"Learning productivity" is a phrase chosen to discourage any dismissive thought that, because "productivity" is a business word, productivity in education is solely about "business" or administrative productivity. Following the money in education, after all, reveals the dominant role (among total expense outlays) of the expense of supporting teaching and learning and, thus, raises questions about today's financial models for core teaching and learning activities. Education's "business models" have for years relied on student headcounts, student FTEs, credit hours, and other "unit" inputs to generate the revenues that pay for outflowing outcome expenses. That's why "learning productivity" is an undeniably apt phrase for considering outcomes versus costs in education – the effectiveness and the efficiency resulting from the private and public investments that pay for education's outcomes, which should be measured with quantitative evidence for credentials granted and learning (competencies) achieved. The "learning productivity crisis" is the pressing need to change the financial or business model for education to focus, not on input revenues in support of educational opportunity, but on incenting the assured educational outcomes that are needed at global scale for civic and economic security.
I’ve been working since early 2009 on a monograph on the learning productivity crisis. Yes, I said monograph – weighing in now at around 60 pages. I apologize for suggesting such a lengthy read, but the learning productivity crisis is a complex, multi-dimensional, challenge to the education enterprise and its role in sustaining a prosperous and peaceful world. First posted to this blog in June, the monograph will be available in its at-that-moment form through a left-column link on my About page labeled Waste Not the Learning Productivity Crisis. That link, in URL terms, will continue to be http://institutionalperformance.typepad.com/WHG/Waste_Not_the_Learning_Productivity_Crisis.pdf, even as the PDF file is periodically edited and saved under the same file name.
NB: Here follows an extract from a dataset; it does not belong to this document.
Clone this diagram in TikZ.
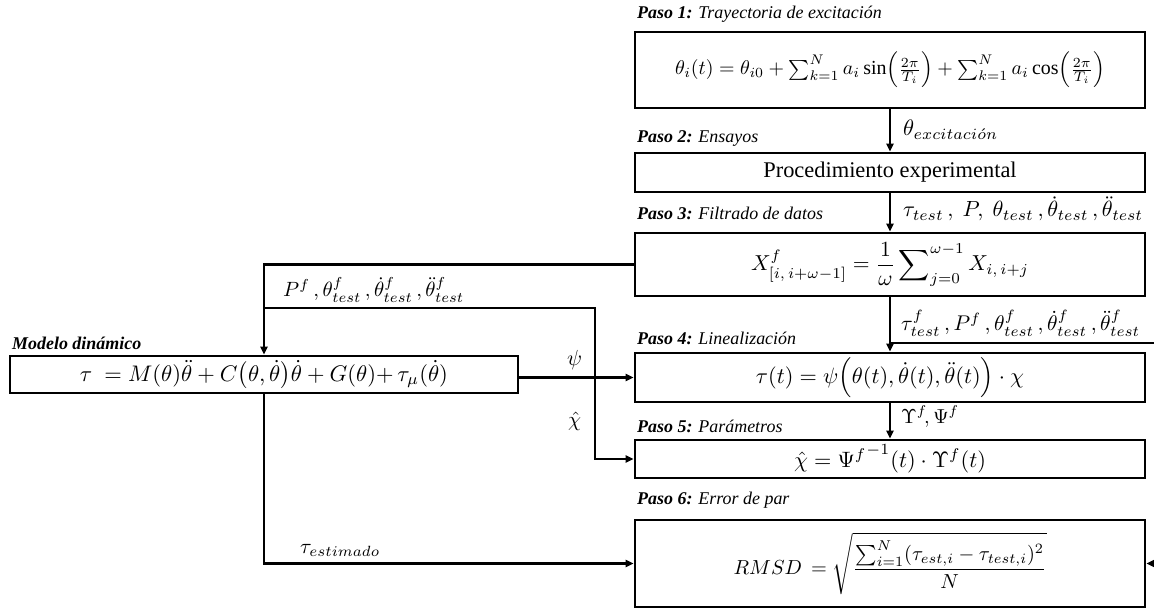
\documentclass[tikz,border=0pt]{standalone}
\usepackage{amsmath}
\usepackage{graphicx}
\usepackage{fontspec}
\setmainfont{Liberation Serif}
\usetikzlibrary{arrows.meta}
\newcommand{\fw}[2]{\resizebox{#1bp}{!}{#2}}
\begin{document}
\begin{tikzpicture}[x=1bp,y=-1bp,
  box/.style={draw, line width=2.7bp, minimum width=510bp, inner sep=0pt, align=center},
  conn/.style={line width=2.3bp},
  arr/.style={conn, -{Triangle[length=8bp,width=7bp]}},
  paso/.style={anchor=base west, font=\fontsize{18}{21}\selectfont\itshape, inner sep=0pt},
  lbl/.style={anchor=base west, inner sep=0pt}
]
\useasboundingbox (0,0) rectangle (1154,612);

% boxes
\node[box, minimum height=76bp] (p1) at (890,70)
  {\fw{430}{$\theta_i(t) = \theta_{i0} + \sum_{k=1}^{N} a_i \sin\!\left(\frac{2\pi}{T_i}\right) + \sum_{k=1}^{N} a_i \cos\!\left(\frac{2\pi}{T_i}\right)$}};
\node[box, minimum height=39bp, font=\fontsize{22.5}{26}\selectfont] (p2) at (890,172.5) {Procedimiento experimental};
\node[box, minimum height=63bp] (p3) at (890,264.5)
  {\fw{278}{$\displaystyle X^{f}_{[i,\,i+\omega-1]} = \frac{1}{\omega}\sum\nolimits_{j=0}^{\omega-1} X_{i,\,i+j}$}};
\node[box, minimum height=49bp] (p4) at (890,377.5)
  {\fw{268}{$\tau(t) = \psi\Big(\theta(t), \dot\theta(t), \ddot\theta(t)\Big)\cdot\chi$}};
\node[box, minimum height=38bp] (p5) at (890,459)
  {\fw{192}{$\hat\chi = {\Psi^{f}}^{-1}(t)\cdot\Upsilon^{f}(t)$}};
\node[box, minimum height=87bp] (p6) at (890,563.5)
  {\fw{313}{$RMSD\, = \sqrt{\dfrac{\sum_{i=1}^{N}(\tau_{est,i}-\tau_{test,i})^2}{N}}$}};
\node[box, minimum width=508bp, minimum height=37bp] (mod) at (264,374.5)
  {\fw{368}{$\tau\ = M(\theta)\ddot\theta + C\big(\theta,\dot\theta\big)\dot\theta + G(\theta){+}\,\tau_\mu(\dot\theta)$}};

% step titles
\node[paso] (t1) at (637,19) {\textbf{Paso 1:} Trayectoria de excitación};
\node[paso] (t2) at (637,143) {\textbf{Paso 2:} Ensayos};
\node[paso] (t3) at (637,220) {\textbf{Paso 3:} Filtrado de datos};
\node[paso] (t4) at (637,345) {\textbf{Paso 4:} Linealización};
\node[paso] (t5) at (637,432) {\textbf{Paso 5:} Parámetros};
\node[paso] (t6) at (637,504) {\textbf{Paso 6:} Error de par};
\node[paso] (tm) at (12,349) {\textbf{Modelo dinámico}};

% helper coordinates
\coordinate (cx) at (890,0);
\coordinate (br) at (890,343);
\coordinate (rx) at (1162,343);
\coordinate (j1) at (264,308);
\coordinate (j2) at (595,308);

% connectors
\draw[arr] (p1.south -| cx) -- (p2.north -| cx);
\draw[arr] (p2.south -| cx) -- (p3.north -| cx);
\draw[arr] (p3.south -| cx) -- (p4.north -| cx);
\draw[conn] (br) -- (rx);
\draw[arr] (rx) -- (rx |- p6.east) -- (p6.east);
\draw[arr] (p4.south -| cx) -- (p5.north -| cx);
\draw[arr] (p3.west) -- (p3.west -| mod.north) -- (mod.north);
\draw[arr] (j1) -- (j2) -- (j2 |- p5.west) -- (p5.west);
\draw[arr] (mod.east |- p4.west) -- (p4.west);
\draw[arr] (mod.south) -- (mod.south |- p6.west) -- (p6.west);

% connector labels
\node[lbl] (l1) at (903,136) {\fw{95}{$\theta_{excitaci\acute{o}n}$}};
\node[lbl] (l2) at (903,217) {\fw{240}{$\tau_{test}\,,\ P,\ \theta_{test}\,,\dot\theta_{test}\,,\ddot\theta_{test}$}};
\node[lbl] (l3) at (901,331) {\fw{239}{$\tau^{f}_{test}\,,P^{f}\,,\theta^{f}_{test}\,,\dot\theta^{f}_{test}\,,\ddot\theta^{f}_{test}$}};
\node[lbl] (l4) at (283,297) {\fw{181}{$P^{f}\,,\theta^{f}_{test}\,,\dot\theta^{f}_{test}\,,\ddot\theta^{f}_{test}$}};
\node[lbl] (l5) at (901,423) {\fw{58}{$\Upsilon^{f}\!, \Psi^{f}$}};
\node[lbl] (l6) at (567,366) {\fw{15}{$\psi$}};
\node[lbl] (l7) at (568,426) {\fw{13}{$\hat\chi$}};
\node[lbl] (l8) at (300,553) {\fw{80}{$\tau_{estimado}$}};
\end{tikzpicture}
\end{document}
According to EDUCAUSE, we need “uncommon thinking for the common good." We therefore should understand the future education common good before trying to think uncommonly about education. That's why I conceived the monograph from an evidence-driven, tough-love, policy perspective that may provoke uncommon thanking and change-leadership from education leaders of all stripes from all nations. The monograph pulls together and documents the major pressures facing education around the world. It goes on to recommend how to think about those pressures in terms of globalization and how to relieve them by using technology strategically. Among its many claims, it purports to:
- Define a “learning productivity agenda” – in Section II.D.
- Connect the learning productivity agenda to ongoing pressures that are often described in terms of accountability, accessibility, and affordability – in Section II.E.
- Make the case that learning productivity is at a crisis stage – starting via the metaphor of a global brains race in Section II.F and continuing in Sections VII – IX via the metaphors of assessment, pipeline, and economic icebergs.
- Explain why and how the strategic application of technology and “learning-cloud" strategies are necessary to any resolution of the crisis at scale – starting in Section II.F.6 and continuing in depth in Sections V and VI.
- Offer case-study examples to ground the monograph's grand themes – see the “profiles in productivity" in Section III.
- Propose a “Education Assurance Consortium” (EAC) in Section X to make education entitlements available to learners who earn them, while also equalizing the current education-provider centric education universe to focus more on learning outcomes and to give more control to learners and the civic and economic needs of the world. The EAC may be blue-sky in its reach, but its agenda can be realistically engaged in the U.S., for example, at the level of education systems and state governments.
With or without an Education Assurance Consortium, there are directional recommendations throughout the monograph that need to prevail for the common good. Some of these recommendations will be viewed as unrealistic or simplistic, such as the idea of earning an entitlement by submitting periodically to common, normative assessments of basic fluencies and critical thinking skills. Such provocations to the education enterprise, however, merit serious discussion along the way to equalizing or better balancing rights and attendant responsibilities among education providers and education investors (students, parents, governments, employers, philanthropists) – the basic idea behind an EAC-like construct.